WASHINGTON, (Reuters) – A group of 10 mortgage servicers agreed today to pay a total of $8.5 billion to end a government-mandated case-by-case review of foreclosures in an acknowledgement the reviews had proven too cumbersome and expensive.
Bank of America Corp, Citigroup Inc, JPMorgan Case & Co, Wells Fargo & Co and six others will pay $3.3 billion directly to eligible borrowers, and will pay $5.2 billion in loan modifications and forgiveness, regulators said.
The U.S. Office of the Comptroller of the Currency and the Federal Reserve Board said they accepted the agreement to get relief to consumers more quickly than through the reviews.

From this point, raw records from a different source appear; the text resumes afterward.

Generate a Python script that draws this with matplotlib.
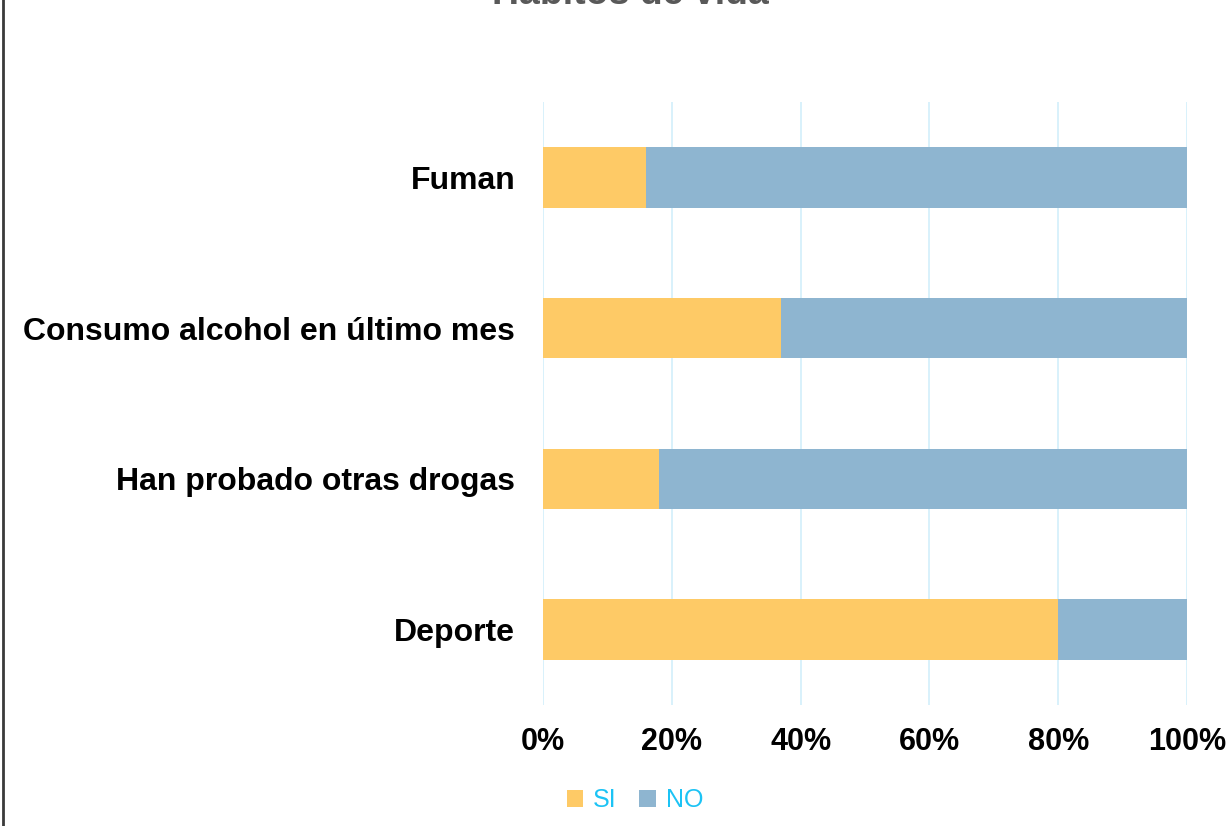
import matplotlib

matplotlib.use("Agg")
import matplotlib.pyplot as plt
from matplotlib.lines import Line2D
from matplotlib.patches import Patch

plt.rcParams["font.family"] = ["Liberation Sans", "DejaVu Sans"]

# Hábitos de vida: share answering SI / NO (percent)
CATEGORIES = ["Fuman", "Consumo alcohol en último mes", "Han probado otras drogas", "Deporte"]
SI = [16, 37, 18, 80]
NO = [84, 63, 82, 20]
XTICKS = [0, 20, 40, 60, 80, 100]
XTICK_LABELS = ["0%", "20%", "40%", "60%", "80%", "100%"]

SI_COLOR = "#FECA66"
NO_COLOR = "#8EB5D0"
GRID_COLOR = "#D6F0FB"
LEGEND_TEXT = "#1CC3F5"

fig = plt.figure(figsize=(12.26, 8.26), dpi=100)
ax = fig.add_axes([543 / 1226, 121 / 826, 644 / 1226, 603 / 826])

ypos = list(range(len(CATEGORIES)))
ax.barh(ypos, SI, height=0.4, color=SI_COLOR, linewidth=0, zorder=2)
ax.barh(ypos, NO, left=SI, height=0.4, color=NO_COLOR, linewidth=0, zorder=2)

ax.set_xlim(0, 100)
ax.set_ylim(len(CATEGORIES) - 0.5, -0.5)
ax.set_yticks(ypos)
ax.set_yticklabels(CATEGORIES, fontsize=23, fontweight="bold")
ax.set_xticks(XTICKS)
ax.set_xticklabels(XTICK_LABELS, fontsize=22, fontweight="bold")
ax.tick_params(axis="both", length=0)
ax.tick_params(axis="y", pad=20)
ax.tick_params(axis="x", pad=16)
ax.grid(axis="x", color=GRID_COLOR, linewidth=1.3, zorder=0)
ax.set_axisbelow(True)
for s in ax.spines.values():
    s.set_visible(False)

handles = [Patch(facecolor=SI_COLOR, edgecolor="none"), Patch(facecolor=NO_COLOR, edgecolor="none")]
leg = fig.legend(handles, ["SI", "NO"], loc="center", bbox_to_anchor=(635 / 1226, 1 - 800 / 826),
                 ncol=2, frameon=False, fontsize=18, handlelength=0.65, handleheight=0.65,
                 handletextpad=0.4, columnspacing=0.9)
for t in leg.get_texts():
    t.set_color(LEGEND_TEXT)

# title sits mostly above the visible frame
fig.text(630 / 1226, 1 - 4 / 826, "Hábitos de vida", ha="center", va="baseline",
         fontsize=27, fontweight="bold", color="#595959")

fig.add_artist(Line2D([2.5 / 1226, 2.5 / 1226], [0, 1], transform=fig.transFigure,
                      color="#3a3a3a", linewidth=2))

fig.savefig("out.png", dpi=100)
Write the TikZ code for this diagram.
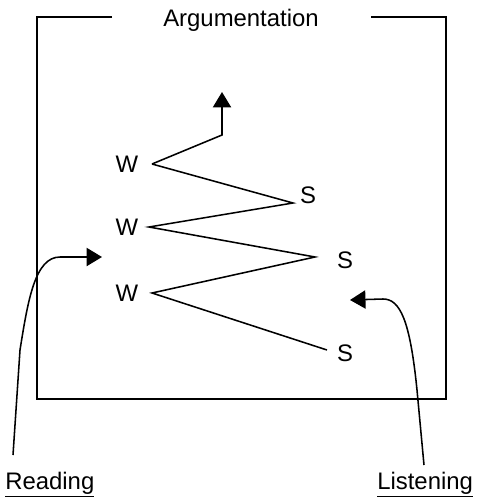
\documentclass[tikz,border=0pt]{standalone}
\usepackage{fontspec}
\setmainfont{Liberation Sans}
\usetikzlibrary{arrows.meta}

\begin{document}
\begin{tikzpicture}[x=0.025cm, y=-0.025cm,
  lbl/.style={font=\fontsize{17}{20}\selectfont, inner sep=0pt},
  frame/.style={line width=1.6pt},
  zig/.style={line width=1.1pt},
  tip/.style={-{Triangle[length=11pt, width=13pt]}}]
\useasboundingbox (0,0) rectangle (479,499);
% Frame with the title in its top edge
\node[lbl, anchor=base] (title) at (241,27) {Argumentation};
\draw[frame] (112,17) -- (37,17) -- (37,399) -- (446,399) -- (446,17) -- (371,17);
% Zigzag: W on the left, S on the right
\node[lbl] (w1) at (127,164) {W};
\node[lbl] (w2) at (127,227) {W};
\node[lbl] (w3) at (127,293) {W};
\node[lbl] (s1) at (308,195) {S};
\node[lbl] (s2) at (345,260) {S};
\node[lbl] (s3) at (345,353) {S};
\coordinate (v1) at (152,164);
\coordinate (v2) at (149,227);
\coordinate (v3) at (152,293);
\coordinate (u1) at (293,203);
\coordinate (u2) at (315,257);
\coordinate (u3) at (327,350);
\coordinate (bend) at (222,135);
\coordinate (top) at (222,92);
\draw[zig] (u3) -- (v3) -- (u2) -- (v2) -- (u1) -- (v1);
\draw[zig, tip] (v1) -- (bend) -- (top);
% Reading comes in from the left
\node[lbl, anchor=base west] (rd) at (5,489) {\underline{Reading}};
\coordinate (rdfoot) at (13,455);
\coordinate (rdtip) at (102,257);
\draw[zig, tip] (rdfoot) -- (20,350) .. controls (28,300) and (35,257) .. (60,257) -- (rdtip);
% Listening comes in from the right
\node[lbl, anchor=base west] (ls) at (377,489) {\underline{Listening}};
\coordinate (lsfoot) at (424,465);
\coordinate (lstip) at (350,300);
\draw[zig, tip] (lsfoot) -- (417,390) .. controls (410,320) and (400,299) .. (383,299) -- (lstip);
\end{tikzpicture}
\end{document}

In April 2011, the government required the servicers to review foreclosure actions from 2009 and 2010 to determine whether borrowers had been unlawfully foreclosed on or suffered some other financial harm due to errors in the foreclosure process.
Comptroller of the Currency Thomas Curry said in a statement: “It has become clear that carrying the process through to its conclusion would divert money away from the impacted homeowners and also needlessly delay the dispensation of compensation to affected borrowers.”
Roughly 3.8 million borrowers who were foreclosed on within the time frame of the review will receive cash compensation, the agency said.
Borrowers could receive from hundreds of dollars up to $125,000, depending on the type of errors they experienced.
Regulators said the agreement replaces the case-by-case reviews with a “broader framework,” but did not provide details.
The other banks involved in the settlement are: Aurora , MetLife Bank, PNC, Sovereign , SunTrust, and U.S. Bank.